The articulation is excellent. The '90s figure was okay for its time, but this one gets swivel/hinge feet, swivel ankles, double-hinged knees, swivel thighs, balljointed hips, a balljoint waist, swivel/hinge wrists and elbows, and swivel/hinge shoulders mounted on a balljoint in the chest. Like we said before, the big eyelid can open and close, but the real surprise is that the eye inside is balljointed! You can turn it all over the place! Awesome fun.

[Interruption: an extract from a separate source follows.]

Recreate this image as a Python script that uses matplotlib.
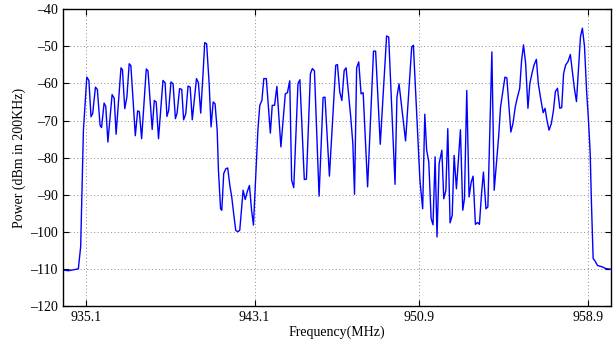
import matplotlib
matplotlib.use("Agg")
import matplotlib.pyplot as plt

# spectrum scan, values
freq_mhz = [
    934.01, 934.28, 934.75, 934.86, 934.99, 935.15, 935.25, 935.35, 935.43, 935.56,
    935.65, 935.78, 935.85, 935.97, 936.05, 936.15, 936.35, 936.45, 936.54, 936.77,
    936.84, 936.95, 937.05, 937.16, 937.24, 937.45, 937.56, 937.64, 937.75, 937.97,
    938.05, 938.25, 938.35, 938.44, 938.55, 938.76, 938.86, 938.95, 939.03, 939.14,
    939.24, 939.35, 939.43, 939.55, 939.65, 939.74, 939.84, 939.95, 940.05, 940.15,
    940.25, 940.35, 940.44, 940.55, 940.66, 940.74, 940.83, 940.95, 941.04, 941.14,
    941.23, 941.33, 941.39, 941.49, 941.55, 941.64, 941.74, 941.83, 941.93, 942.02,
    942.12, 942.21, 942.31, 942.40, 942.56, 942.66, 942.75, 942.86, 942.96, 943.05,
    943.15, 943.26, 943.35, 943.45, 943.54, 943.66, 943.85, 943.94, 944.05, 944.16,
    944.35, 944.56, 944.66, 944.77, 944.86, 944.96, 945.16, 945.25, 945.46, 945.56,
    945.75, 945.84, 945.94, 946.16, 946.35, 946.44, 946.65, 946.95, 947.03, 947.14,
    947.24, 947.35, 947.44, 947.66, 947.76, 947.84, 947.94, 948.04, 948.15, 948.25,
    948.46, 948.74, 948.84, 949.06, 949.36, 949.46, 949.76, 949.85, 949.95, 950.26,
    950.55, 950.63, 950.94, 951.07, 951.17, 951.26, 951.36, 951.47, 951.56, 951.66,
    951.75, 951.85, 951.98, 952.07, 952.17, 952.26, 952.37, 952.47, 952.56, 952.67,
    952.76, 952.86, 952.97, 953.05, 953.16, 953.27, 953.37, 953.46, 953.57, 953.67,
    953.76, 953.86, 953.95, 954.07, 954.16, 954.35, 954.46, 954.67, 954.76, 954.97,
    955.06, 955.25, 955.35, 955.46, 955.55, 955.67, 955.76, 955.85, 955.95, 956.06,
    956.15, 956.25, 956.35, 956.46, 956.55, 956.65, 956.78, 956.87, 956.96, 957.06,
    957.17, 957.27, 957.36, 957.46, 957.57, 957.66, 957.75, 957.85, 957.96, 958.07,
    958.26, 958.36, 958.55, 958.64, 958.74, 958.84, 958.93, 959.01, 959.07, 959.15,
    959.23, 959.36, 959.55, 959.75, 959.97,
]
power_dbm = [
    -110.3, -110.5, -110.0, -104.0, -72.6, -58.3, -59.2, -69.0, -68.1, -61.0,
    -61.6, -71.3, -71.9, -65.3, -66.2, -75.8, -63.0, -64.0, -73.7, -55.8,
    -56.3, -66.8, -63.7, -54.7, -55.2, -74.1, -67.4, -67.6, -74.9, -56.1,
    -56.6, -72.4, -64.6, -65.0, -74.9, -59.2, -59.8, -68.9, -67.3, -59.6,
    -60.1, -69.5, -68.0, -61.4, -61.6, -69.8, -68.2, -60.7, -61.0, -69.8,
    -64.1, -58.7, -59.8, -68.0, -57.4, -49.0, -49.3, -60.1, -71.7, -65.0,
    -65.5, -72.6, -83.4, -93.8, -94.2, -84.3, -83.0, -82.8, -87.5, -90.6,
    -95.5, -99.6, -100.0, -99.6, -88.8, -91.3, -89.3, -87.5, -94.2, -98.2,
    -86.1, -72.6, -65.9, -64.6, -58.7, -58.7, -73.4, -65.9, -65.9, -60.8,
    -77.1, -62.8, -62.5, -59.3, -86.1, -88.1, -60.1, -59.0, -85.9, -85.8,
    -57.4, -56.0, -56.6, -90.4, -63.8, -63.7, -85.0, -55.1, -54.9, -62.3,
    -64.6, -56.5, -55.8, -69.0, -76.2, -89.9, -55.8, -54.2, -62.8, -62.5,
    -87.9, -51.3, -51.3, -76.4, -47.2, -47.5, -87.2, -63.7, -60.1, -75.5,
    -50.2, -49.7, -86.1, -93.8, -68.3, -78.0, -81.2, -96.4, -98.1, -79.8,
    -101.4, -81.6, -78.0, -91.1, -88.8, -72.2, -97.6, -95.6, -79.4, -88.4,
    -80.7, -72.5, -94.2, -91.1, -61.9, -90.6, -86.6, -85.0, -98.0, -97.5,
    -98.0, -89.7, -83.9, -93.8, -93.3, -51.5, -88.8, -74.4, -66.4, -58.3,
    -58.5, -73.1, -70.8, -66.3, -64.0, -61.3, -53.7, -49.6, -54.6, -66.7,
    -60.0, -57.3, -55.0, -53.5, -60.0, -63.6, -67.9, -66.7, -69.9, -72.6,
    -70.8, -67.2, -62.2, -61.3, -66.7, -66.5, -57.3, -55.0, -54.1, -52.2,
    -61.3, -64.9, -47.4, -45.1, -50.0, -62.0, -70.0, -78.8, -92.3, -107.2,
    -107.8, -109.1, -109.4, -109.9, -110.1,
]

x_ticks = [935.1, 943.1, 950.9, 958.9]
y_ticks = list(range(-120, -39, 10))

plt.rcParams["font.family"] = ["Liberation Serif", "DejaVu Serif"]

fig = plt.figure(figsize=(6.16, 3.43), dpi=100)
ax = fig.add_axes([0.1015, 0.108, 0.8905, 0.865])

ax.plot(freq_mhz, power_dbm, color="#0000ff", linewidth=1.0)

ax.set_xlim(934, 960)
ax.set_ylim(-120, -40)
ax.set_xticks(x_ticks)
ax.set_xticklabels([f"{t:.1f}" for t in x_ticks])
ax.set_yticks(y_ticks)
ax.set_yticklabels([f"\u2013{abs(t)}" for t in y_ticks])
ax.grid(True, linestyle=(0, (1, 2.5)), color="#8c8c8c", linewidth=0.7)
ax.tick_params(direction="in", length=4, width=0.8, top=True, right=True,
               labelsize=10, colors="black")
for s in ax.spines.values():
    s.set_linewidth(1.0)

ax.set_xlabel("Frequency(MHz)", fontsize=10, labelpad=1)
ax.set_ylabel("Power (dBm in 200KHz)", fontsize=10, labelpad=3)

fig.savefig("out.png", dpi=100)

There's been one constant problem with Hasbro's Lightning Collection figures, and it's present here as well: the paint. For whatever reason, the paint is always the area where the first corners are cut, leaving us with figures that are frustratingly close to perfection, but then agonizingly fall short. The most infuriating thing about this release is that they didn't paint pupils on all his eyes, so a bunch of them are just white lumps: there are 310 eyes on him (not counting the "main eye"), and they only painted 141 of them; not even half! They didn't even paint the ones on his fingertips! I mean, yeah, painting a brown circle and then a black dot is pretty easy customization, but why do we have to finish the toy? Also, the skin is in dire need of a dark wash to bring out all those details. There's a little bit of one on the fingers and the front of the head, and it makes a huge difference compared to the rest of the body.

Eye Guy is sold as a deluxe set, and it's not because he includes an extra pair of fists. Packaged along side him is the free-floating main eye, off to have adventures of its own while the body fights the Power Rangers. In the American show, he just sort of showed up and shot loose eyeballs at the team until Rita made him grow; in the Japanese show, he sucks a young girl into his eyeball where he shows her illusions of her father as a vampire because... reasons? Zyuranger was much more complex than what we got!

The Main Eye rests on a clear stand that holds it almost as high as the actual figure's eye, and is sculpted with the wrinkly lid wrapping around the eyeball, and tendrils like ocular nerves dangling below it. Translucent aqua energy swirls up around the stand, representing the eyeballs returning to swarm around him and remake his body? Maybe? It's hard to tell because the eyes aren't painted at all, and they didn't really whirl around like this in either show - the gimmick was achieved by stringing a bunch on lines like Christmas ornaments, then swinging the strands toward each other.

Eye Guy had the ability to shoot a beam from his main eye, something this toy does in an interesting way: the glossy cover over the iris is actually a removable cap; take it off, and there's now a deep notch where the translucent effect can plug in! Pretty nifty, team! Theoretically the main eye in the full figure can do the same, but getting the contact lens out is pretty difficult even on this stationary version, it's tougher still on one that can move around.

The only bad thing about Lightning Collection Eye Guy is the incomplete paint. I think we'd all have been fine giving up the various energy effects (which were blue in the show, not teal) if it meant that part of the budget could have gone to the paint apps. After all, is anybody crying about losing the launching chesticles the '94 figure had? That was just as much a power of Eye Guy's as the energy beam, so if we're going to do without one, why not do without both, especially if it meant the figure looked better?